▸ THE EXERCISE: Leave out the pictures and transcribe everything else exactly.

▸ DATA PROVIDED:

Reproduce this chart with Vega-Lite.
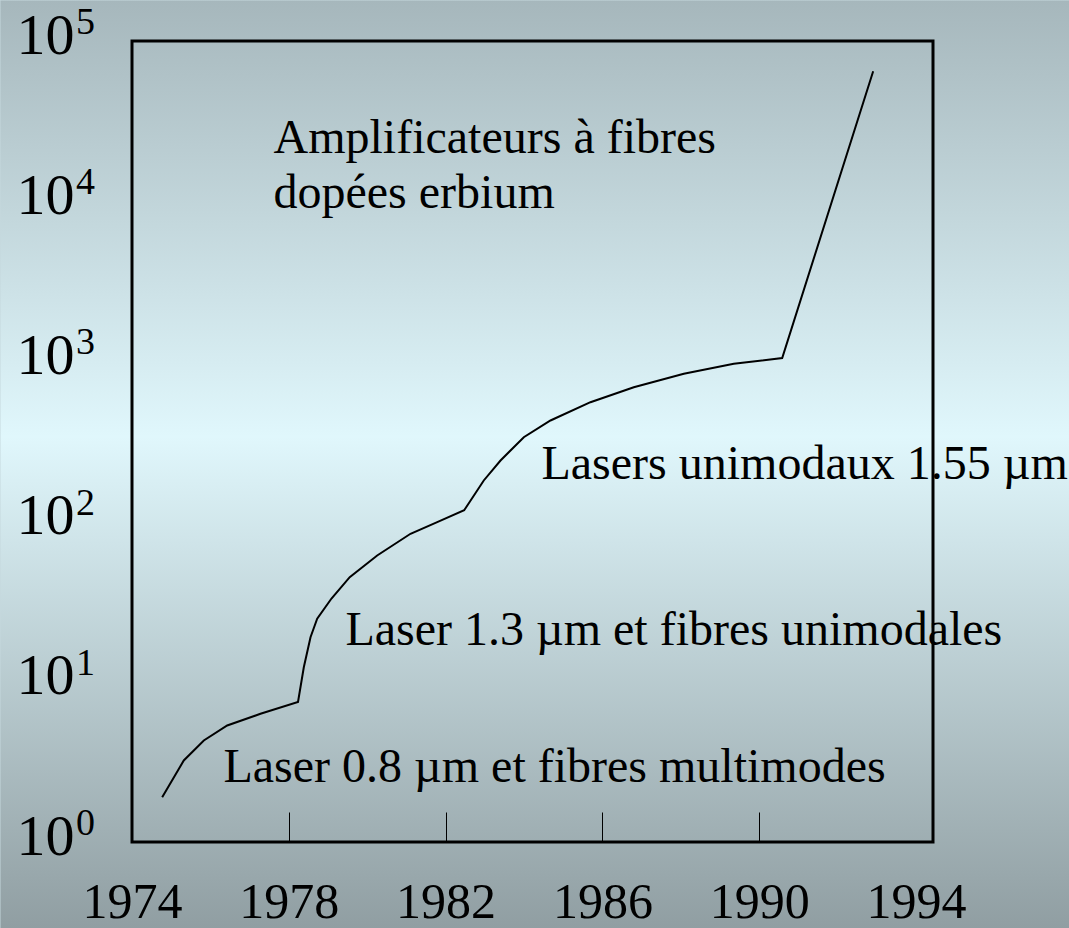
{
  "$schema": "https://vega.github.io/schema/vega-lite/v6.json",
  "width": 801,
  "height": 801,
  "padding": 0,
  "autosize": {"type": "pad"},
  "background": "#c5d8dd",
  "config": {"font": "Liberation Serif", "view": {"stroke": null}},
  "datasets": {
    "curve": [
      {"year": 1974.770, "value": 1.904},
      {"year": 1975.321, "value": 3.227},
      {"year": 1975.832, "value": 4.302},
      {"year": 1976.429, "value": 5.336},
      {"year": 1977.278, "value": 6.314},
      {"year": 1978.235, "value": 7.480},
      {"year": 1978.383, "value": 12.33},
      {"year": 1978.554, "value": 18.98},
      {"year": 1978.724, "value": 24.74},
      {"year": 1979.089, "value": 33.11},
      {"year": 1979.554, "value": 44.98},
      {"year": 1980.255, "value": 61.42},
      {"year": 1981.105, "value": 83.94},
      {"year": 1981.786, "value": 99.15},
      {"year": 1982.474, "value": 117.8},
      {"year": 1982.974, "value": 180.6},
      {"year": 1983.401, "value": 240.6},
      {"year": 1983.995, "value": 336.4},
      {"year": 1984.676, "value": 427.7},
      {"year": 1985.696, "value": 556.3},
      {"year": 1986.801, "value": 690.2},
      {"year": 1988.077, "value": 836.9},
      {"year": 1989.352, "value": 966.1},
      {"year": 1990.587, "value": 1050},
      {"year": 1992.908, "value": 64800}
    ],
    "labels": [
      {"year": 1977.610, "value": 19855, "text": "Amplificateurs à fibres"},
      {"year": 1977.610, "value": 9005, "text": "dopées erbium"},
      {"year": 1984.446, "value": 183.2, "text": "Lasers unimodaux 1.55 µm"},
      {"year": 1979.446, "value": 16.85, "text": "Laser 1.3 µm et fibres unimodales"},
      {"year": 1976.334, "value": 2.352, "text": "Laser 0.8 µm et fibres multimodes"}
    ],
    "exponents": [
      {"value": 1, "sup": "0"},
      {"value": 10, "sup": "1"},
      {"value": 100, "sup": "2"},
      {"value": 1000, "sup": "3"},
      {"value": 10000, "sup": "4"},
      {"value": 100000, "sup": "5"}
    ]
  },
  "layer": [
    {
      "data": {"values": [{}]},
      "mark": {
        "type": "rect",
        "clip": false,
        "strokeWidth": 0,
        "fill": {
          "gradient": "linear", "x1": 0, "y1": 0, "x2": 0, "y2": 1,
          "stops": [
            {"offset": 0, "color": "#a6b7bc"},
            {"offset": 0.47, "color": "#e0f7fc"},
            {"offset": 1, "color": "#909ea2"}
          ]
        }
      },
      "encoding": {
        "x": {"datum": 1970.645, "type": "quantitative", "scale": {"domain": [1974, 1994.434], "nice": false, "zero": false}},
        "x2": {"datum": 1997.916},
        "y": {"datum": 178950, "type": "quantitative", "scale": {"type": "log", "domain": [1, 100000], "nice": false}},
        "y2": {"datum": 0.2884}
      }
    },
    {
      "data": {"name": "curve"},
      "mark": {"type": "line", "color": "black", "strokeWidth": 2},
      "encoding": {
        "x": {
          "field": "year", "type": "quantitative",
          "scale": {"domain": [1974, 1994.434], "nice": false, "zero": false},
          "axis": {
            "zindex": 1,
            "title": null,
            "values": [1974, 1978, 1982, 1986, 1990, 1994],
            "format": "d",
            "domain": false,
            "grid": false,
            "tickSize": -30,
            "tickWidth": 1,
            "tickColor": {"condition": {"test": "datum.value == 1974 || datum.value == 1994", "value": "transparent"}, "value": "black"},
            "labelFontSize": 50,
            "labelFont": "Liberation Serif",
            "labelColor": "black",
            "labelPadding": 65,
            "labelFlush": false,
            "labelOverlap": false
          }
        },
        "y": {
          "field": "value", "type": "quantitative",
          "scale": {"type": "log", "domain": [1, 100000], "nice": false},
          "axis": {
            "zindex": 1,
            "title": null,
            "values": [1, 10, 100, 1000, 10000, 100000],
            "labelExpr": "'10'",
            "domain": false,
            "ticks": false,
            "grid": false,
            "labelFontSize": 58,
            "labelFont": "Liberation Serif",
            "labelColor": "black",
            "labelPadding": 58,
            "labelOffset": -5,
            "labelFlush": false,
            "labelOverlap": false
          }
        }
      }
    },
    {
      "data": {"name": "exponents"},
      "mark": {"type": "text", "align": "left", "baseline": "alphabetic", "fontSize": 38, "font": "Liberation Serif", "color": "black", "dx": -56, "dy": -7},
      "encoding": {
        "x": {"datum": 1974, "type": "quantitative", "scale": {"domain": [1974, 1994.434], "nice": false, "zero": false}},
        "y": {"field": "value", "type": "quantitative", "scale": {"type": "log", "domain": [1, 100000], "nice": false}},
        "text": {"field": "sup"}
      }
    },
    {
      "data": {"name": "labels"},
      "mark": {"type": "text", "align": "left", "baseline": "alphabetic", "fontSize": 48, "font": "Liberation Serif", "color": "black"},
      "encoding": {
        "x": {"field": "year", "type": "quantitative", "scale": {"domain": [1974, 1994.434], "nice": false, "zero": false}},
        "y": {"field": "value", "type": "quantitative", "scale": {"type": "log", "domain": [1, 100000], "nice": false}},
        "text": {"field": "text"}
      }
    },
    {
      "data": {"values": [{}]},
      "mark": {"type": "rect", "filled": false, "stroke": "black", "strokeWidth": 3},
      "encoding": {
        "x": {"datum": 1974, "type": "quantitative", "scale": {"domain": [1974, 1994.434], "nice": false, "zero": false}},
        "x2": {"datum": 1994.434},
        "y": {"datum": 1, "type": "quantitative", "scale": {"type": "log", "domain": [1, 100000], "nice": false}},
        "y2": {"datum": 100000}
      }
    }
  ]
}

▸ FINISHED ANSWER:
Reproduce this chart with Vega-Lite.
{
  "$schema": "https://vega.github.io/schema/vega-lite/v6.json",
  "width": 801,
  "height": 801,
  "padding": 0,
  "autosize": {"type": "pad"},
  "background": "#c5d8dd",
  "config": {"font": "Liberation Serif", "view": {"stroke": null}},
  "datasets": {
    "curve": [
      {"year": 1974.770, "value": 1.904},
      {"year": 1975.321, "value": 3.227},
      {"year": 1975.832, "value": 4.302},
      {"year": 1976.429, "value": 5.336},
      {"year": 1977.278, "value": 6.314},
      {"year": 1978.235, "value": 7.480},
      {"year": 1978.383, "value": 12.33},
      {"year": 1978.554, "value": 18.98},
      {"year": 1978.724, "value": 24.74},
      {"year": 1979.089, "value": 33.11},
      {"year": 1979.554, "value": 44.98},
      {"year": 1980.255, "value": 61.42},
      {"year": 1981.105, "value": 83.94},
      {"year": 1981.786, "value": 99.15},
      {"year": 1982.474, "value": 117.8},
      {"year": 1982.974, "value": 180.6},
      {"year": 1983.401, "value": 240.6},
      {"year": 1983.995, "value": 336.4},
      {"year": 1984.676, "value": 427.7},
      {"year": 1985.696, "value": 556.3},
      {"year": 1986.801, "value": 690.2},
      {"year": 1988.077, "value": 836.9},
      {"year": 1989.352, "value": 966.1},
      {"year": 1990.587, "value": 1050},
      {"year": 1992.908, "value": 64800}
    ],
    "labels": [
      {"year": 1977.610, "value": 19855, "text": "Amplificateurs à fibres"},
      {"year": 1977.610, "value": 9005, "text": "dopées erbium"},
      {"year": 1984.446, "value": 183.2, "text": "Lasers unimodaux 1.55 µm"},
      {"year": 1979.446, "value": 16.85, "text": "Laser 1.3 µm et fibres unimodales"},
      {"year": 1976.334, "value": 2.352, "text": "Laser 0.8 µm et fibres multimodes"}
    ],
    "exponents": [
      {"value": 1, "sup": "0"},
      {"value": 10, "sup": "1"},
      {"value": 100, "sup": "2"},
      {"value": 1000, "sup": "3"},
      {"value": 10000, "sup": "4"},
      {"value": 100000, "sup": "5"}
    ]
  },
  "layer": [
    {
      "data": {"values": [{}]},
      "mark": {
        "type": "rect",
        "clip": false,
        "strokeWidth": 0,
        "fill": {
          "gradient": "linear", "x1": 0, "y1": 0, "x2": 0, "y2": 1,
          "stops": [
            {"offset": 0, "color": "#a6b7bc"},
            {"offset": 0.47, "color": "#e0f7fc"},
            {"offset": 1, "color": "#909ea2"}
          ]
        }
      },
      "encoding": {
        "x": {"datum": 1970.645, "type": "quantitative", "scale": {"domain": [1974, 1994.434], "nice": false, "zero": false}},
        "x2": {"datum": 1997.916},
        "y": {"datum": 178950, "type": "quantitative", "scale": {"type": "log", "domain": [1, 100000], "nice": false}},
        "y2": {"datum": 0.2884}
      }
    },
    {
      "data": {"name": "curve"},
      "mark": {"type": "line", "color": "black", "strokeWidth": 2},
      "encoding": {
        "x": {
          "field": "year", "type": "quantitative",
          "scale": {"domain": [1974, 1994.434], "nice": false, "zero": false},
          "axis": {
            "zindex": 1,
            "title": null,
            "values": [1974, 1978, 1982, 1986, 1990, 1994],
            "format": "d",
            "domain": false,
            "grid": false,
            "tickSize": -30,
            "tickWidth": 1,
            "tickColor": {"condition": {"test": "datum.value == 1974 || datum.value == 1994", "value": "transparent"}, "value": "black"},
            "labelFontSize": 50,
            "labelFont": "Liberation Serif",
            "labelColor": "black",
            "labelPadding": 65,
            "labelFlush": false,
            "labelOverlap": false
          }
        },
        "y": {
          "field": "value", "type": "quantitative",
          "scale": {"type": "log", "domain": [1, 100000], "nice": false},
          "axis": {
            "zindex": 1,
            "title": null,
            "values": [1, 10, 100, 1000, 10000, 100000],
            "labelExpr": "'10'",
            "domain": false,
            "ticks": false,
            "grid": false,
            "labelFontSize": 58,
            "labelFont": "Liberation Serif",
            "labelColor": "black",
            "labelPadding": 58,
            "labelOffset": -5,
            "labelFlush": false,
            "labelOverlap": false
          }
        }
      }
    },
    {
      "data": {"name": "exponents"},
      "mark": {"type": "text", "align": "left", "baseline": "alphabetic", "fontSize": 38, "font": "Liberation Serif", "color": "black", "dx": -56, "dy": -7},
      "encoding": {
        "x": {"datum": 1974, "type": "quantitative", "scale": {"domain": [1974, 1994.434], "nice": false, "zero": false}},
        "y": {"field": "value", "type": "quantitative", "scale": {"type": "log", "domain": [1, 100000], "nice": false}},
        "text": {"field": "sup"}
      }
    },
    {
      "data": {"name": "labels"},
      "mark": {"type": "text", "align": "left", "baseline": "alphabetic", "fontSize": 48, "font": "Liberation Serif", "color": "black"},
      "encoding": {
        "x": {"field": "year", "type": "quantitative", "scale": {"domain": [1974, 1994.434], "nice": false, "zero": false}},
        "y": {"field": "value", "type": "quantitative", "scale": {"type": "log", "domain": [1, 100000], "nice": false}},
        "text": {"field": "text"}
      }
    },
    {
      "data": {"values": [{}]},
      "mark": {"type": "rect", "filled": false, "stroke": "black", "strokeWidth": 3},
      "encoding": {
        "x": {"datum": 1974, "type": "quantitative", "scale": {"domain": [1974, 1994.434], "nice": false, "zero": false}},
        "x2": {"datum": 1994.434},
        "y": {"datum": 1, "type": "quantitative", "scale": {"type": "log", "domain": [1, 100000], "nice": false}},
        "y2": {"datum": 100000}
      }
    }
  ]
}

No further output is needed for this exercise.